__TO DO__
Using the material below, repeat exactly the lines from the one with "Clone this chart in matplotlib." through the one with "import matplotlib.pyplot as plt", ends included, without any images.

__RECORDS PROVIDED__
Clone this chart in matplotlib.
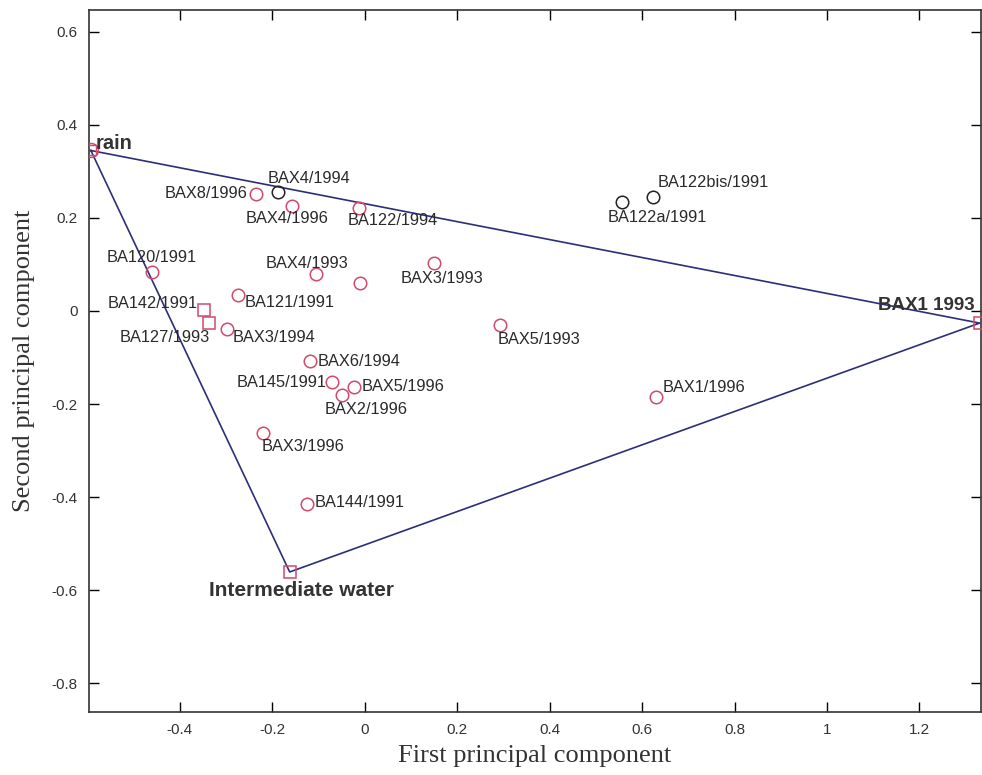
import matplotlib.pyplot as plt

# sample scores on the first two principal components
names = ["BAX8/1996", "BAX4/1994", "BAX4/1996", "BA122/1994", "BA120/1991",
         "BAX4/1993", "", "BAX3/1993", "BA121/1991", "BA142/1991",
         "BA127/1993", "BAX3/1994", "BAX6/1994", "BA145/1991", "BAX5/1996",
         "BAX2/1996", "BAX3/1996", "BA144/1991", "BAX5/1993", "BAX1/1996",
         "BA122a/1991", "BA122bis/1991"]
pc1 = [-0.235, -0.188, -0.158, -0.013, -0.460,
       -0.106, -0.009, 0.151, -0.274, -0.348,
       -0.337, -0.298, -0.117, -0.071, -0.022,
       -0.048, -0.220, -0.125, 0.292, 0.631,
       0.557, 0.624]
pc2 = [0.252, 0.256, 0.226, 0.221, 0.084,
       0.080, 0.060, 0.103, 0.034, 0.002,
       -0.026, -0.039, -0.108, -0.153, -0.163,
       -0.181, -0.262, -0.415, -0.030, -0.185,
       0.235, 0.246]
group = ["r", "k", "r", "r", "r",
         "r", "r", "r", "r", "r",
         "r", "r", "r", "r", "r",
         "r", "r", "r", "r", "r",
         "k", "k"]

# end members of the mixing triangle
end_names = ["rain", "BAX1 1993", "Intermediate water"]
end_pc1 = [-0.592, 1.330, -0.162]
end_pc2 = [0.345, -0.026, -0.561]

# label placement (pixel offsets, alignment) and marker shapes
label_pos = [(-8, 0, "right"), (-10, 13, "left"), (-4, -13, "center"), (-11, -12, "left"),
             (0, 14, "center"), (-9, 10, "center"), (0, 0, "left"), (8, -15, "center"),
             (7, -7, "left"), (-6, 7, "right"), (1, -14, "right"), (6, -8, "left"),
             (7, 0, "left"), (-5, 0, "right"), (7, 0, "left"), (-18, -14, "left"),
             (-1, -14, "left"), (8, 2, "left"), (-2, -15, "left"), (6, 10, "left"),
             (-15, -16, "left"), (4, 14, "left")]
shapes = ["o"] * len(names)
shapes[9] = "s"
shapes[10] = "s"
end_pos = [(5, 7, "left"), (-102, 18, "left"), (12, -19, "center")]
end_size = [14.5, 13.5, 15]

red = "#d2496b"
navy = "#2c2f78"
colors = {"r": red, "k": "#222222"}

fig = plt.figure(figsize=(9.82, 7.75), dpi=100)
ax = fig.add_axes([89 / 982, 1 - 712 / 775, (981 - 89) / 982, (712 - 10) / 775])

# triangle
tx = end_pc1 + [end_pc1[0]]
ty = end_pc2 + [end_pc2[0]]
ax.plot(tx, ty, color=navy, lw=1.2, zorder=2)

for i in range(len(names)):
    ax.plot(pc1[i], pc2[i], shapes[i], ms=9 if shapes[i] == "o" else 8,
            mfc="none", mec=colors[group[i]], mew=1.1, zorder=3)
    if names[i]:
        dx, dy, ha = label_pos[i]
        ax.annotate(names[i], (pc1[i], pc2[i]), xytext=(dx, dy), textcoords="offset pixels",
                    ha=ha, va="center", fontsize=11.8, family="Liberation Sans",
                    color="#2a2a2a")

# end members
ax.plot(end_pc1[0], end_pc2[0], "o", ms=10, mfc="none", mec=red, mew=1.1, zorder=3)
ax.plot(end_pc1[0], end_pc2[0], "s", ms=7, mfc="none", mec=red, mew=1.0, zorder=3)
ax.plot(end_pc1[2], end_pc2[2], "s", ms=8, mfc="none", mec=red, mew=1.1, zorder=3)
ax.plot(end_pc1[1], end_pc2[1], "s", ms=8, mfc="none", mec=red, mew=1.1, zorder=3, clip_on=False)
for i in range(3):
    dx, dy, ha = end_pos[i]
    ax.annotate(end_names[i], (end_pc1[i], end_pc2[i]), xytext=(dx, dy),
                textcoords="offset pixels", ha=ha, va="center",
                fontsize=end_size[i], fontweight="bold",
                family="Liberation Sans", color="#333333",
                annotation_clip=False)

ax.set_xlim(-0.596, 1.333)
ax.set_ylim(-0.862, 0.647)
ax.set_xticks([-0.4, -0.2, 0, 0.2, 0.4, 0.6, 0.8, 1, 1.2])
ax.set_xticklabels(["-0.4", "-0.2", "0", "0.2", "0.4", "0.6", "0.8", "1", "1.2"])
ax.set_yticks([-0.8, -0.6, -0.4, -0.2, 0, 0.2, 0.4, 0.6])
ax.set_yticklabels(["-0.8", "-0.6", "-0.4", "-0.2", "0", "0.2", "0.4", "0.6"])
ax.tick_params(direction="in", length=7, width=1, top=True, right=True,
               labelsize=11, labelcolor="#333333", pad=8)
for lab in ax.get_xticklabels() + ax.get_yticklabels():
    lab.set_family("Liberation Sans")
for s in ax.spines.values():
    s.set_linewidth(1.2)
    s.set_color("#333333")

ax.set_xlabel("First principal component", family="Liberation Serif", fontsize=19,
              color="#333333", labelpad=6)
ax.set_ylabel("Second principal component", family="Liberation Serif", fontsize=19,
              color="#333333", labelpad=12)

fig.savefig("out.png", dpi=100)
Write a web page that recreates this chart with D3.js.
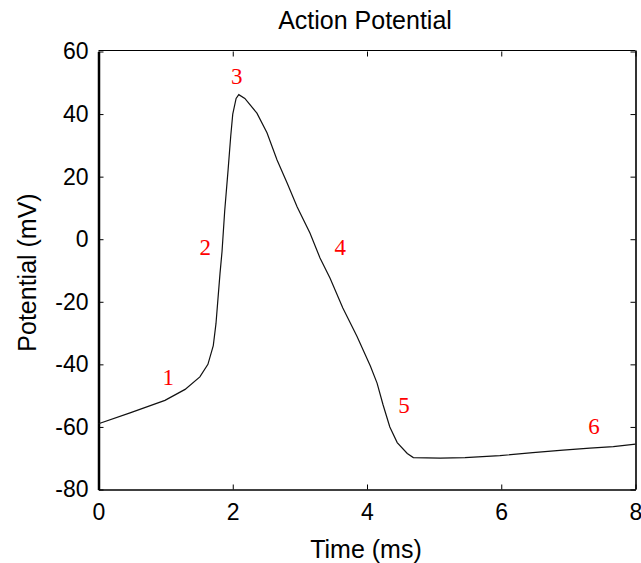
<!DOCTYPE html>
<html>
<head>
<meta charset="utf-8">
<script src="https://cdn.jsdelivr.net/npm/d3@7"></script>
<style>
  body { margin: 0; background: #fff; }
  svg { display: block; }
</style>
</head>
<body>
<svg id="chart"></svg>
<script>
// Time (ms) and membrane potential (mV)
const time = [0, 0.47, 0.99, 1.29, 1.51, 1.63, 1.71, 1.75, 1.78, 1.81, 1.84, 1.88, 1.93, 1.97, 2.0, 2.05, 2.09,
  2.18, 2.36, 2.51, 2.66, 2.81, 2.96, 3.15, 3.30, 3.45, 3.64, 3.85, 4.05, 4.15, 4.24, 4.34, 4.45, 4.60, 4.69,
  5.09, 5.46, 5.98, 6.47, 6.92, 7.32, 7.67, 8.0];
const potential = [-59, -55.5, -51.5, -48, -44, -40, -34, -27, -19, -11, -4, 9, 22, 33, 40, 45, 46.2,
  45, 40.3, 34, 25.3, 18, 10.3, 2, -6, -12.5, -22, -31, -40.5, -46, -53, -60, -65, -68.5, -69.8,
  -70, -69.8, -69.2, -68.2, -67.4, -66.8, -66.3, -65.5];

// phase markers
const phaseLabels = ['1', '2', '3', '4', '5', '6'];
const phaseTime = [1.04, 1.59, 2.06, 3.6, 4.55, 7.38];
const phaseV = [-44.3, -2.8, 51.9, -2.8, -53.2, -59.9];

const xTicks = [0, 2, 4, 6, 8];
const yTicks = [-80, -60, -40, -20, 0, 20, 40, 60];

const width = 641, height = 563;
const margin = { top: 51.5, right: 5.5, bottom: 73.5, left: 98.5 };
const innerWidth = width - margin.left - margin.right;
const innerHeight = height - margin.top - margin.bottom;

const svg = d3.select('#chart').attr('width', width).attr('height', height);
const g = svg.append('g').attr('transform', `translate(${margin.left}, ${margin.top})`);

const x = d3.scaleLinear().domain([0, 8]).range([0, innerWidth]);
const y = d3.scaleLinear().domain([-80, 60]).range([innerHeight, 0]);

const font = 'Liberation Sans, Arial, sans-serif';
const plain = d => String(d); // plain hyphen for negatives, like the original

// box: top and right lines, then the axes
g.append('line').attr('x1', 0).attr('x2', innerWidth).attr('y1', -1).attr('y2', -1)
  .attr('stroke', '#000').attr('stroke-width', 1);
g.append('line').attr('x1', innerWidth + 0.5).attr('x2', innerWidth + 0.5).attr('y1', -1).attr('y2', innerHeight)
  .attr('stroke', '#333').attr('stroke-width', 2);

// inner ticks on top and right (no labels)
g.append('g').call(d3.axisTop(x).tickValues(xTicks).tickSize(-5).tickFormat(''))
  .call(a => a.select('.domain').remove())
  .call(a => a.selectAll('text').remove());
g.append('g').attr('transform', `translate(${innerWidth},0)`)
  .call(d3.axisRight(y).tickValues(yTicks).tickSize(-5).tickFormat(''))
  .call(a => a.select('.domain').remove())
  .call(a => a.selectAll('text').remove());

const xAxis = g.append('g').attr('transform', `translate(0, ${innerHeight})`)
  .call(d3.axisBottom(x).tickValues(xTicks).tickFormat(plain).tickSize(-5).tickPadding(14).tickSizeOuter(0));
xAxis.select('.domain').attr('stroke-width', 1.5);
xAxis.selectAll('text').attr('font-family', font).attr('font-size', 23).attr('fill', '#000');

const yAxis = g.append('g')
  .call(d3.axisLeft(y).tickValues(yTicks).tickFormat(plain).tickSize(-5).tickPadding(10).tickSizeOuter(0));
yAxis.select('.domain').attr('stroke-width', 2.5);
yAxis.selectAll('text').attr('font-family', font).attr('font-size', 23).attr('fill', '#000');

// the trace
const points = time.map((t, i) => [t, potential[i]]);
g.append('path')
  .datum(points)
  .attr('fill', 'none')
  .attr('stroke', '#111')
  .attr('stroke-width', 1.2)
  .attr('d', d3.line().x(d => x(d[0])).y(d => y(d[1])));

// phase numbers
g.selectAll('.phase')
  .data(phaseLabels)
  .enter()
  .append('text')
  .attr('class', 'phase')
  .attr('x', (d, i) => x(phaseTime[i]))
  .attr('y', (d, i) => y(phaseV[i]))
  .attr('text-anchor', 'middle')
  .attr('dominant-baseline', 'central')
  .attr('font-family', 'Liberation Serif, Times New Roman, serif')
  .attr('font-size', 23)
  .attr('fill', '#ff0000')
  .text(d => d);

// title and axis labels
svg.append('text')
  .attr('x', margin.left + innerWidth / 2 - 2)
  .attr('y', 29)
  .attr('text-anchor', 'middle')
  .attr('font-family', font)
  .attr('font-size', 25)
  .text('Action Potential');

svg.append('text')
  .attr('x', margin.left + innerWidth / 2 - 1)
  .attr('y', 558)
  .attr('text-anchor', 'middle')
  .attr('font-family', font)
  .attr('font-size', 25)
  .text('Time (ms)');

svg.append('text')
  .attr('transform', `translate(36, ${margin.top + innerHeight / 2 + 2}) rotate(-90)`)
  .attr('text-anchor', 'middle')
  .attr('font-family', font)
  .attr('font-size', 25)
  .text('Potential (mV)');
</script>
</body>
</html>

---

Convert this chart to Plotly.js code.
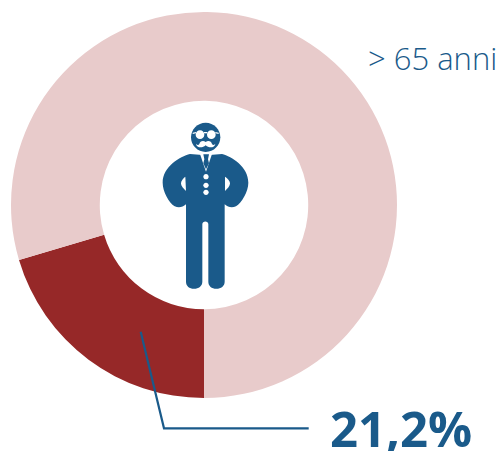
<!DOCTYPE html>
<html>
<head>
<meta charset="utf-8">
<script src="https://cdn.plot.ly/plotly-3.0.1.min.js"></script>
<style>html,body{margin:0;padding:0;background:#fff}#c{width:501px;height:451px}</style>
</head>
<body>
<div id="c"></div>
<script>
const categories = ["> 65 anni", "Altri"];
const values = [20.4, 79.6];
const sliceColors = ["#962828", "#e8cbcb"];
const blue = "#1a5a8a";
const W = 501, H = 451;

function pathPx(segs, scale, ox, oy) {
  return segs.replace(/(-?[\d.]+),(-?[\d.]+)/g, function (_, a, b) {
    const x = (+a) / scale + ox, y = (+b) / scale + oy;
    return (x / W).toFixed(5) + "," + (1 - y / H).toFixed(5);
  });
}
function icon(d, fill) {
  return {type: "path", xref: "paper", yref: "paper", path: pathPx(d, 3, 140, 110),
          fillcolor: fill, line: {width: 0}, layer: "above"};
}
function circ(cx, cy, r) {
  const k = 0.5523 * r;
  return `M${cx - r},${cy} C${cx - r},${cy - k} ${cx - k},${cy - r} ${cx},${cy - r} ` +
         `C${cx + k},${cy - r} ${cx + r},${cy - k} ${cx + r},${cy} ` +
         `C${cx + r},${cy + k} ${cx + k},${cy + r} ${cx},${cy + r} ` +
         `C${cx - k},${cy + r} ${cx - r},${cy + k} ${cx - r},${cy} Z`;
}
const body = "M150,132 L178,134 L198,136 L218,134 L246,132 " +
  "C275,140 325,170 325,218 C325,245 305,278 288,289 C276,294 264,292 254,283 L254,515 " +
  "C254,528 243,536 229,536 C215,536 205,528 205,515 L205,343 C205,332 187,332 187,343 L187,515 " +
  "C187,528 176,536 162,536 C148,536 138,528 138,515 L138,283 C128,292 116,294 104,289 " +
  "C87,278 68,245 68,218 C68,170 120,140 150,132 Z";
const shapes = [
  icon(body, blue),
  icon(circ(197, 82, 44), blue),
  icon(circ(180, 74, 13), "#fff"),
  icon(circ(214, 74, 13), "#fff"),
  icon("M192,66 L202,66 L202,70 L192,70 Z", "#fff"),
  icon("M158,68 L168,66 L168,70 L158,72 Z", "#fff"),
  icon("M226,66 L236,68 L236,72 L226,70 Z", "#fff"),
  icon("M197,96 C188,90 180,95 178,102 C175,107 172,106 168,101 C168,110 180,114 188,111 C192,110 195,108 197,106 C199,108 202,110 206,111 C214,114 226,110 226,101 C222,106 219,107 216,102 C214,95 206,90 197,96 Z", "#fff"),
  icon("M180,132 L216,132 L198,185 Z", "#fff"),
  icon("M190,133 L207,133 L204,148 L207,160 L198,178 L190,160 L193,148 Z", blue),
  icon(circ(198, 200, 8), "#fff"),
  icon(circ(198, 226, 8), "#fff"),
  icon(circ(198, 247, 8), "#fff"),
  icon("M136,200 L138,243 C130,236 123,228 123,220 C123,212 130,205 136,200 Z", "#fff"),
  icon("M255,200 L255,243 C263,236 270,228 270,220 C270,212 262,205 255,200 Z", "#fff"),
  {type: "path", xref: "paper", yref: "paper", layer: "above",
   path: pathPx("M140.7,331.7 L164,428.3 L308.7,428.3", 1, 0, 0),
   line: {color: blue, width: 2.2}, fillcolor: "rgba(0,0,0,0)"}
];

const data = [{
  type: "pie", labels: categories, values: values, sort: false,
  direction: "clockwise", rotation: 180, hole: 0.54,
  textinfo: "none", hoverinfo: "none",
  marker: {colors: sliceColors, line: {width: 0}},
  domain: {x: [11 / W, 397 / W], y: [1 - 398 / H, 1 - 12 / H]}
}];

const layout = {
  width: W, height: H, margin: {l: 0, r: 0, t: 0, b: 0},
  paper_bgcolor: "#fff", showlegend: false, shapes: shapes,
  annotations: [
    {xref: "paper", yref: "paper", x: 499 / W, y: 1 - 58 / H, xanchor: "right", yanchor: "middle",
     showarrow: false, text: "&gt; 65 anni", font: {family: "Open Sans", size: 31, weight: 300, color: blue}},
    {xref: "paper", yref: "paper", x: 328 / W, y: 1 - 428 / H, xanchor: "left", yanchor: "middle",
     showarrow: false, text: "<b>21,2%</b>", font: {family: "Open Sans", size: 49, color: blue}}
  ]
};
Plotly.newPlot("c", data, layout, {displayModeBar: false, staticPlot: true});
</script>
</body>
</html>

__EXERCISE RESULT__
Clone this chart in matplotlib.
import matplotlib.pyplot as plt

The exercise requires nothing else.